RE: "Gospel Quest" (or The Jesus Timeline)
July 31, 2014 at 10:38 am
(This post was last modified: July 31, 2014 at 10:43 am by Jenny A.)
(July 31, 2014 at 9:36 am)SteveII Wrote: No one suggested an eyewitness wrote the gospels. That does not prove they did not get the accounts from eyewitnesses and those that might have written things down in the meantime.
Whoa! You mean that unless it can be shown that the writer of an ancient document did not talk to eyewitnesses, we should assume he did talk to eyewitnesses? I don't think so. Maybe we should assume that Homer talked to Odysseus. You see there are good reasons that that's not the we evaluate other documents for historical purposes. When deciding if an account is true the very first thing to do is tho figure out how the writer got his information.
However, in this case Luke tells us that he collected stories said to be eyewitness accounts "handed down to us." What you have here at best is hearsay reported by the writers of the gospels.
Luke 1:1-4 Wrote:Since many have undertaken to set down an orderly account of the events that have been fulfilled among us, 2 just as they were handed on to us by those who from the beginning were eyewitnesses and servants of the word, 3 I too decided, after investigating everything carefully from the very first,[a] to write an orderly account for you, most excellent Theophilus, 4 so that you may know the truth concerning the things about which you have been instructed.
SteveII Wrote:My parents are perfectly capable of telling me about events that happened 40 years ago in great detail down to the color of the carpet and who said what when.
Then your parents are amazing people--godlike in fact. Mine can't tell a story between them without interrupting each other with corrections. If fact I don't know anyone who talks accurately about things that happened forty years ago. I've read enough eye witness accounts of auto accidents to know that people don't remember accurately thirty minutes later. And the things we get most wrong are the things we are most sure of. That's because we tend to make coherent stories out of our past when the past is really rather chaotic---stuff just happens mostly.

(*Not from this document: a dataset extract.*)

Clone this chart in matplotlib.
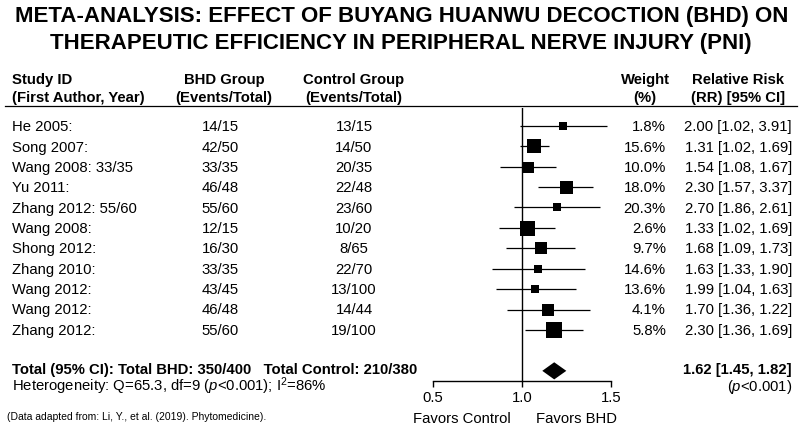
#!/usr/bin/env python
# forest plot: BHD vs control in peripheral nerve injury

import numpy as np
import matplotlib
matplotlib.use('Agg')
import matplotlib.pyplot as plt
from matplotlib.lines import Line2D

#------------------------------------------------------------------------------
# data
#------------------------------------------------------------------------------
studies = ['He 2005:', 'Song 2007:', 'Wang 2008: 33/35', 'Yu 2011:',
           'Zhang 2012: 55/60', 'Wang 2008:', 'Shong 2012:', 'Zhang 2010:',
           'Wang 2012:', 'Wang 2012:', 'Zhang 2012:']
bhd = ['14/15', '42/50', '33/35', '46/48', '55/60', '12/15', '16/30',
       '33/35', '43/45', '46/48', '55/60']
control = ['13/15', '14/50', '20/35', '22/48', '23/60', '10/20', '8/65',
           '22/70', '13/100', '14/44', '19/100']
weights = [1.8, 15.6, 10.0, 18.0, 20.3, 2.6, 9.7, 14.6, 13.6, 4.1, 5.8]
rr_text = ['2.00 [1.02, 3.91]', '1.31 [1.02, 1.69]', '1.54 [1.08, 1.67]',
           '2.30 [1.57, 3.37]', '2.70 [1.86, 2.61]', '1.33 [1.02, 1.69]',
           '1.68 [1.09, 1.73]', '1.63 [1.33, 1.90]', '1.99 [1.04, 1.63]',
           '1.70 [1.36, 1.22]', '2.30 [1.36, 1.69]']

# where the marks are actually drawn on the axis
rr_point = [1.23, 1.067, 1.034, 1.245, 1.195, 1.028, 1.105, 1.092, 1.075,
            1.146, 1.178]
rr_low = [0.99, 0.987, 0.878, 1.092, 0.955, 0.871, 0.912, 0.833, 0.852,
          0.916, 1.017]
rr_high = [1.48, 1.15, 1.19, 1.399, 1.436, 1.187, 1.30, 1.352, 1.301,
           1.38, 1.34]
pooled = [1.181, 1.114, 1.249]   # point, low, high

xticks = [0.5, 1.0, 1.5]
xtick_labels = ['0.5', '1.0', '1.5']

# square sizes in pixels (style)
box_px = [7.3, 14, 11, 13, 8.7, 15, 12, 8.7, 8.7, 12, 16]

#------------------------------------------------------------------------------
# fonts
#------------------------------------------------------------------------------
plt.rcParams['font.family'] = ['Liberation Sans', 'DejaVu Sans']
plt.rcParams['mathtext.fontset'] = 'custom'
plt.rcParams['mathtext.rm'] = 'Liberation Sans'
plt.rcParams['mathtext.it'] = 'Liberation Sans:italic'
plt.rcParams['mathtext.bf'] = 'Liberation Sans:bold'

FS = 10.7   # body text size
W, H = 800, 436
fig = plt.figure(figsize=(W / 100, H / 100), dpi=100)


def put(x, y, s, **kw):
    """text at pixel position (x from left, y from top), baseline aligned"""
    kw.setdefault('va', 'baseline')
    kw.setdefault('fontsize', FS)
    fig.text(x / W, 1 - y / H, s, **kw)


#------------------------------------------------------------------------------
# title
#------------------------------------------------------------------------------
put(402, 21.7, 'META-ANALYSIS: EFFECT OF BUYANG HUANWU DECOCTION (BHD) ON',
    ha='center', fontsize=16, fontweight='bold')
put(401, 49, 'THERAPEUTIC EFFICIENCY IN PERIPHERAL NERVE INJURY (PNI)',
    ha='center', fontsize=16, fontweight='bold')

#------------------------------------------------------------------------------
# column headers
#------------------------------------------------------------------------------
x_study, x_bhd, x_ctrl, x_w, x_rr = 11.5, 220, 354, 666, 792
put(x_study, 84, 'Study ID', fontweight='bold')
put(x_study, 101.7, '(First Author, Year)', fontweight='bold')
put(224, 84, 'BHD Group', ha='center', fontweight='bold')
put(224, 101.7, '(Events/Total)', ha='center', fontweight='bold')
put(x_ctrl, 84, 'Control Group', ha='center', fontweight='bold')
put(x_ctrl, 101.7, '(Events/Total)', ha='center', fontweight='bold')
put(645, 84, 'Weight', ha='center', fontweight='bold')
put(645, 101.7, '(%)', ha='center', fontweight='bold')
put(738, 84, 'Relative Risk', ha='center', fontweight='bold')
put(738, 101.7, '(RR) [95% CI]', ha='center', fontweight='bold')

fig.add_artist(Line2D([5 / W, 797 / W], [1 - 105.7 / H, 1 - 105.7 / H],
                      color='k', lw=0.9))

#------------------------------------------------------------------------------
# study rows
#------------------------------------------------------------------------------
row0, pitch = 131.3, 20.35
for i in range(len(studies)):
    yb = row0 + pitch * i
    put(x_study, yb, studies[i])
    put(x_bhd, yb, bhd[i], ha='center')
    put(x_ctrl, yb, control[i], ha='center')
    put(x_w, yb, '{:.1f}%'.format(weights[i]), ha='right')
    put(x_rr, yb, rr_text[i], ha='right')

put(x_study, 374.3,
    'Total (95% CI): Total BHD: 350/400   Total Control: 210/380',
    fontweight='bold')
put(x_rr, 373.7, '1.62 [1.45, 1.82]', ha='right', fontweight='bold')
put(x_study, 391, r'Heterogeneity: Q=65.3, df=9 ($p$<0.001); I$^{2}$=86%')
put(x_rr, 391, r'($p$<0.001)', ha='right')
put(7, 419.5, '(Data adapted from: Li, Y., et al. (2019). Phytomedicine).',
    fontsize=7.5)

#------------------------------------------------------------------------------
# forest panel
#------------------------------------------------------------------------------
top_px, bot_px = 108, 380.7
c0, cp = 125.8, 20.42   # centre of first row, row pitch (px)
ax = fig.add_axes([433 / W, 1 - bot_px / H, 178 / W, (bot_px - top_px) / H])
ax.set_xlim(0.5, 1.5)
ax.set_ylim((bot_px - c0) / cp, (top_px - c0) / cp)
ax.patch.set_alpha(0)

ys = np.arange(len(studies))
ax.axvline(1.0, color='k', lw=1.0, zorder=1)
ax.hlines(ys, rr_low, rr_high, color='k', lw=0.9, zorder=2, clip_on=False)
for i in range(len(studies)):
    ax.plot(rr_point[i], ys[i], marker='s', ms=box_px[i] * 0.72,
            color='k', mec='k', mew=0, zorder=3, clip_on=False)

yd = len(studies) + 1
half = 0.42
ax.fill([pooled[1], pooled[0], pooled[2], pooled[0]],
        [yd, yd - half, yd, yd + half], color='k', lw=0, zorder=3)

for s in ['top', 'left', 'right']:
    ax.spines[s].set_visible(False)
ax.spines['bottom'].set_linewidth(1.0)
ax.set_xticks(xticks)
ax.set_xticklabels(xtick_labels)
ax.set_yticks([])
ax.tick_params(axis='x', direction='out', length=4.3, width=1.0, pad=3.0,
               labelsize=FS)

put(462, 423, 'Favors Control', ha='center')
put(577, 423, 'Favors BHD', ha='center')

fig.savefig('out.png', dpi=100)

Forty, fifty, sixty years later is a long, long time to wait to write out an account of anything, especially during a period when the average life span was around forty years. What we have at very best in the gospels is oral tradition passed down and embellished by many people.
Quote:If they had taken notes while following around a revolutionary teacher (which would be more probably than not), these stories would be even more accurate. I can write better and type faster than either can and would produce a better finished product about their memories than they would. We can even discuss the final product around the dinner table a few nights to see if I wrote everything down correctly. Your conclusion that since 40 years past and and the writer was not the eyewitness and therefore there is something inherently wrong with the account is faulty logic.

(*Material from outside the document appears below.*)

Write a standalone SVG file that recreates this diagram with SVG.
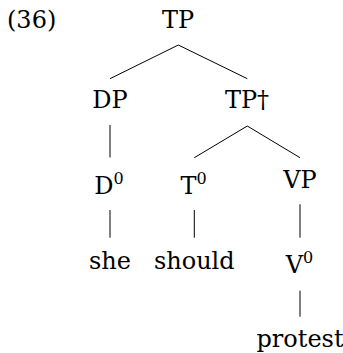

There is no evidence that the disciples or anyone else did anything like taking notes. For one thing, they were probably illiterate. For another, if they had written things down they'd have published just a hair earlier don't you think? Paul's letters circulated much earlier than the gospels.
Quote: Isaiah 7:14 - how can you say that that verse does not talk about the Messiah? Immanuel means "God with us"?Have you read Isaiah 7? If not take a minute and read the whole chapter--it's not long. It is a prediction of what will happen before a child is grown. The prediction is made to King Ahaz about the kings coming to war against him currently. Things were rather immediate and dire for Ahaz at the time. The things Isaiah predicted happened long before Jesus was born.

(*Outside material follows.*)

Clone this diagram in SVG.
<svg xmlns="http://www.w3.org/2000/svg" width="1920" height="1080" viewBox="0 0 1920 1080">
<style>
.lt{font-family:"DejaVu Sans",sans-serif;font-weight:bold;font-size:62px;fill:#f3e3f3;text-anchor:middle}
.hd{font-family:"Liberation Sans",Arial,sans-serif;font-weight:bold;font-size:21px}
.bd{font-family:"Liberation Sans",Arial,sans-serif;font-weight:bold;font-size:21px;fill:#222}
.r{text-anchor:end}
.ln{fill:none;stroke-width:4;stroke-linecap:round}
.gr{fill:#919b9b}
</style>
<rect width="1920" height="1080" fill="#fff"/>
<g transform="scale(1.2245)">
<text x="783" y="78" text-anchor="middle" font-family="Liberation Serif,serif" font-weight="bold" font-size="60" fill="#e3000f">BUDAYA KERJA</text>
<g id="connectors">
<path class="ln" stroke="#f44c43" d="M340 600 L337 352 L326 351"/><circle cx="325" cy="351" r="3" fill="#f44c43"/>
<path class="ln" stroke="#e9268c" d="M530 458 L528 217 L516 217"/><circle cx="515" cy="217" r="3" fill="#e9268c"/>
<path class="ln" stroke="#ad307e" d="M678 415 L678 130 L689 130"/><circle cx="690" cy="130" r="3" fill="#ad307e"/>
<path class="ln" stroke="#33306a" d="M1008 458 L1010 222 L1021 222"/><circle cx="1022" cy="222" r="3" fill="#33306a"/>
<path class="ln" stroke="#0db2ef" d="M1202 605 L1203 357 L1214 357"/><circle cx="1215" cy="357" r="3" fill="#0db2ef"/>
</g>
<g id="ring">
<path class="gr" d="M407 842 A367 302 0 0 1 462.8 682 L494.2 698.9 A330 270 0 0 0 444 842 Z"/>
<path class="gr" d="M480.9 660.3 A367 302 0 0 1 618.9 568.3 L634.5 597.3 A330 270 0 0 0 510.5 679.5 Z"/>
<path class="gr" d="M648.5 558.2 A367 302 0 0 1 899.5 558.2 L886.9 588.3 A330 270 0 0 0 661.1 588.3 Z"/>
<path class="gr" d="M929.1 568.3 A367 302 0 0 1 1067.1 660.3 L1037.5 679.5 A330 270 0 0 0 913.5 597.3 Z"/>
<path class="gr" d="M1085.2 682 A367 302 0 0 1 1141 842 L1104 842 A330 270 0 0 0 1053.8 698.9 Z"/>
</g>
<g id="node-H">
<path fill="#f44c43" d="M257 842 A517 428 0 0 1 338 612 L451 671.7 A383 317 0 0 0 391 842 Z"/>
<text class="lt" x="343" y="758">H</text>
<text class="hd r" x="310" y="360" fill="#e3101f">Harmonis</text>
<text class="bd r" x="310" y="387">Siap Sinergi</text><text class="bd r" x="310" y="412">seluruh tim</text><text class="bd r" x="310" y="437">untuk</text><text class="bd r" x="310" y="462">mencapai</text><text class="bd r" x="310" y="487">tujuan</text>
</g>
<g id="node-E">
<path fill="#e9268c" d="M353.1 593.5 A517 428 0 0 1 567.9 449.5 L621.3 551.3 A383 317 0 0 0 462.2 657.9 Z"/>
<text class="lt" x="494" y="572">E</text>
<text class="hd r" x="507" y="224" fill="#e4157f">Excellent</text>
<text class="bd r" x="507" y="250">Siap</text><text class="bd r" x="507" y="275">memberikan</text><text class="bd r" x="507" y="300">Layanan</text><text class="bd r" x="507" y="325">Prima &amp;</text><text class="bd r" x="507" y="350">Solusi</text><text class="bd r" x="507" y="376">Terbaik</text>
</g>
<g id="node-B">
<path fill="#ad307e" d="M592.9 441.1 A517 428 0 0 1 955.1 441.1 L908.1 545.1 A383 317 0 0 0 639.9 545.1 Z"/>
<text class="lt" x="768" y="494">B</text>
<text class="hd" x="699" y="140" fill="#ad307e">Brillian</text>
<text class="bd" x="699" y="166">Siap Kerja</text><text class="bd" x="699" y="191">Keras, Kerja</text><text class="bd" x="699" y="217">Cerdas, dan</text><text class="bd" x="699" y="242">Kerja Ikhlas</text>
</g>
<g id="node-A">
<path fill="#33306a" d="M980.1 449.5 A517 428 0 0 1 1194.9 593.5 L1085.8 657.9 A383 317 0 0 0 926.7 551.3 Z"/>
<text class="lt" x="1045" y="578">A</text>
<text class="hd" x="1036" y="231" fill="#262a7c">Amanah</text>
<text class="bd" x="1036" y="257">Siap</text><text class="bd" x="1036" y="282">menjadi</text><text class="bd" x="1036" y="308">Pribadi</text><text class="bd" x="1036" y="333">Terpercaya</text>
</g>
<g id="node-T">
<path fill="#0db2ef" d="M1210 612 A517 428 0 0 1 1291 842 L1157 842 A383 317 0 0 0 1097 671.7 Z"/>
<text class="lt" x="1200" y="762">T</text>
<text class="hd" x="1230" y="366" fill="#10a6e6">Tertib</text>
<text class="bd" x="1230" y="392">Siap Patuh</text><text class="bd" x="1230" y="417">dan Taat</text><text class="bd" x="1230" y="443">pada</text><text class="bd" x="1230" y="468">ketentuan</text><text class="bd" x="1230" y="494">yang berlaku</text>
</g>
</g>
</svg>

Immanuel does mean God-is-with-us, but many Hebrew names had similar literal meanings about god and Isaiah said that the mother would call him Immanuel. But Mary doesn't call her child Immanuel, she calls him Jesus. Mathew changes "she" to "they" to make the prophecy fit except that he never really gets around to telling us about how people actually did call Jesus Immanuel. He just say Joseph heard it in a dream. Mathew is the only place Jesus is ever called Immanuel in the gospels and then, only in that one verse about a dream.
If there is a god, I want to believe that there is a god. If there is not a god, I want to believe that there is no god.